Edited by Adrian R. Bell, Chris Brooks and Marcel Prokopczuk
Chapter 18: Quantifying time variation and asymmetry in measures of covariance risk: a simulation approach
It is well known that equity returns display volatility clustering (Mandelbrot, 1962). This implies that in periods of relatively high risk, the rational risk-averse investor will demand a relatively high expected return and be willing to pay more to hedge exposure to volatility. Similarly, there is evidence that equity volatility responds asymetrically to news; for example, Engle and Ng (1993) argue that bear markets are more volatile than bull markets, all else being equal. If this is the case, then the price of risk should display asymmetry. Braun et al. (1995), Engle and Cho (1999) and Brooks and Henry (2000) detect evidence of such asymmetric responses in various equity markets. In this chapter we present new methods based upon the variance impulse response function methodology of Shields et al. (2005) to detect and quantify the dynamic response to news of measures of undiversifiable risk and benefits to diversification.

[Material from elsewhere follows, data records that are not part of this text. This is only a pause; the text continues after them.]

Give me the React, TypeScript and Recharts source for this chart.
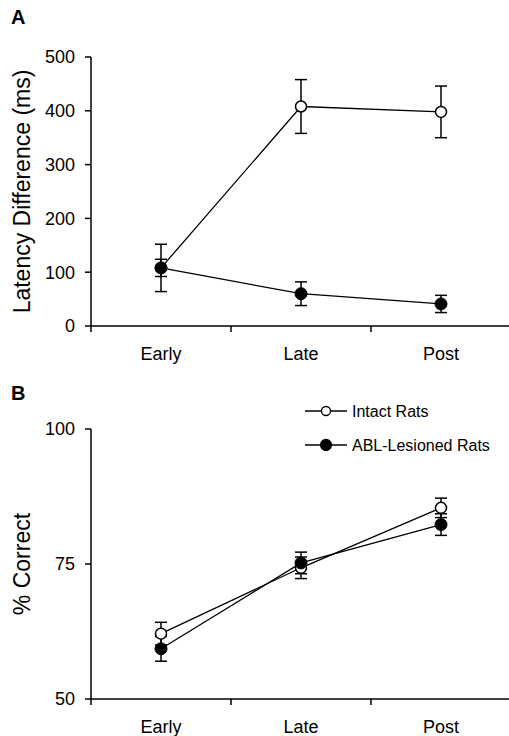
import React from "react";
import { LineChart, Line, XAxis, YAxis, ErrorBar, Legend } from "recharts";

const phases = ["Early", "Late", "Post"];

// panel A: latency difference (ms)
const latencyIntact = [108, 408, 398];
const latencyIntactErr = [44, 50, 48];
const latencyAbl = [108, 60, 41];
const latencyAblErr = [16, 22, 16];
const latencyTicks = [0, 100, 200, 300, 400, 500];

// panel B: % correct
const correctIntact = [62.1, 74.3, 85.4];
const correctIntactErr = [2.1, 2.0, 1.8];
const correctAbl = [59.3, 75.2, 82.3];
const correctAblErr = [2.3, 2.0, 2.0];
const correctTicks = [50, 75, 100];

const seriesNames = ["Intact Rats", "ABL-Lesioned Rats"];

const latencyData = phases.map((p, i) => ({
  phase: p,
  intact: latencyIntact[i],
  intactErr: latencyIntactErr[i],
  abl: latencyAbl[i],
  ablErr: latencyAblErr[i],
}));

const correctData = phases.map((p, i) => ({
  phase: p,
  intact: correctIntact[i],
  intactErr: correctIntactErr[i],
  abl: correctAbl[i],
  ablErr: correctAblErr[i],
}));

const CHART_W = 511;
const CHART_H = 368;
const AXIS_W = 91;
const X_AXIS_H = 2;
const HALF_BAND = (CHART_W - AXIS_W) / phases.length / 2;
const FONT = "'Liberation Sans', Arial, sans-serif";

const XTick = (props: any) => {
  const { x, y, payload, index } = props;
  return (
    <g>
      <line x1={x + HALF_BAND} x2={x + HALF_BAND} y1={y} y2={y + 6} stroke="#000" strokeWidth={1.5} />
      {index === 0 && (
        <line x1={x - HALF_BAND} x2={x - HALF_BAND} y1={y} y2={y + 6} stroke="#000" strokeWidth={1.5} />
      )}
      <text x={x} y={y + 21} dy="0.71em" textAnchor="middle" fontSize={18} fill="#000">
        {payload.value}
      </text>
    </g>
  );
};

const YLabel = (props: any) => {
  const { txt, cy } = props;
  return (
    <text
      x={30}
      y={cy}
      transform={`rotate(-90 30 ${cy})`}
      textAnchor="middle"
      fontSize={23}
      fill="#000"
    >
      {txt}
    </text>
  );
};

const LegendBox = () => (
  <svg width={200} height={60}>
    {seriesNames.map((name, i) => {
      const cy = 15 + i * 34;
      return (
        <g key={name}>
          <line x1={5} x2={47} y1={cy} y2={cy} stroke="#000" strokeWidth={1.3} />
          <circle
            cx={26}
            cy={cy}
            r={i === 0 ? 4.5 : 5.5}
            fill={i === 0 ? "#fff" : "#000"}
            stroke="#000"
            strokeWidth={1.3}
          />
          <text x={52} y={cy + 5.5} fontSize={16} fill="#000">
            {name}
          </text>
        </g>
      );
    })}
  </svg>
);

const openDot = { r: 5.5, fill: "#fff", stroke: "#000", strokeWidth: 1.5 };
const filledDot = { r: 6, fill: "#000", stroke: "#000", strokeWidth: 1 };

type PanelProps = {
  data: any[];
  domain: [number, number];
  ticks: number[];
  label: string;
  top: number;
  bottom: number;
  legend?: boolean;
};

const Panel = ({ data, domain, ticks, label, top, bottom, legend }: PanelProps) => {
  const cy = top + (CHART_H - top - bottom) / 2;
  return (
    <LineChart
      width={CHART_W}
      height={CHART_H}
      data={data}
      margin={{ top, right: 0, bottom: bottom - X_AXIS_H, left: 0 }}
    >
      <XAxis
        dataKey="phase"
        height={X_AXIS_H}
        padding={{ left: HALF_BAND, right: HALF_BAND }}
        axisLine={{ stroke: "#000", strokeWidth: 1.5 }}
        tickLine={false}
        tickSize={0}
        tickMargin={0}
        tick={<XTick />}
        interval={0}
      />
      <YAxis
        width={AXIS_W}
        domain={domain}
        ticks={ticks}
        type="number"
        allowDataOverflow
        axisLine={{ stroke: "#000", strokeWidth: 1.5 }}
        tickLine={{ stroke: "#000", strokeWidth: 1.5 }}
        tickSize={6}
        tickMargin={10}
        tick={{ fontSize: 18, fill: "#000" }}
        label={<YLabel txt={label} cy={cy} />}
      />
      {legend && (
        <Legend
          layout="vertical"
          align="center"
          verticalAlign="middle"
          content={<LegendBox />}
          wrapperStyle={{ top: 28, left: 300, width: 200, height: 60 }}
        />
      )}
      <Line
        name={seriesNames[0]}
        type="linear"
        dataKey="intact"
        stroke="#000"
        strokeWidth={1.3}
        dot={openDot}
        activeDot={false}
        isAnimationActive={false}
      >
        <ErrorBar dataKey="intactErr" direction="y" width={6} stroke="#000" strokeWidth={1.5} />
      </Line>
      <Line
        name={seriesNames[1]}
        type="linear"
        dataKey="abl"
        stroke="#000"
        strokeWidth={1.3}
        dot={filledDot}
        activeDot={false}
        isAnimationActive={false}
      >
        <ErrorBar dataKey="ablErr" direction="y" width={6} stroke="#000" strokeWidth={1.5} />
      </Line>
    </LineChart>
  );
};

export default function App() {
  return (
    <div
      style={{
        position: "absolute",
        left: 0,
        top: 0,
        width: 509,
        height: 736,
        overflow: "hidden",
        background: "#fff",
        fontFamily: FONT,
      }}
    >
      <div style={{ position: "absolute", left: 11, top: 6, fontSize: 20, fontWeight: "bold" }}>A</div>
      <div style={{ position: "absolute", left: 11, top: 382, fontSize: 20, fontWeight: "bold" }}>B</div>
      <div style={{ position: "absolute", left: 0, top: 0 }}>
        <Panel
          data={latencyData}
          domain={[0, 500]}
          ticks={latencyTicks}
          label="Latency Difference (ms)"
          top={57}
          bottom={42}
        />
      </div>
      <div style={{ position: "absolute", left: 0, top: 368 }}>
        <Panel
          data={correctData}
          domain={[50, 100]}
          ticks={correctTicks}
          label="% Correct"
          top={61}
          bottom={37}
          legend
        />
      </div>
    </div>
  );
}
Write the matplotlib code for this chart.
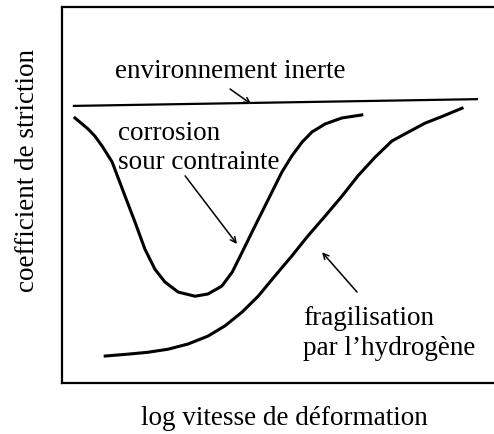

We demonstrate how these dynamic responses can be used to construct time profiles measuring the effects of news on the future behaviour of unobserved variables such as rates of expected return, conditional correlations, and measures of systematic risk and benefits to diversification. We develop metrics based upon these time profiles to investigate whether these unobserved variables respond asymmetrically in a statistically significant and economically important fashion to news.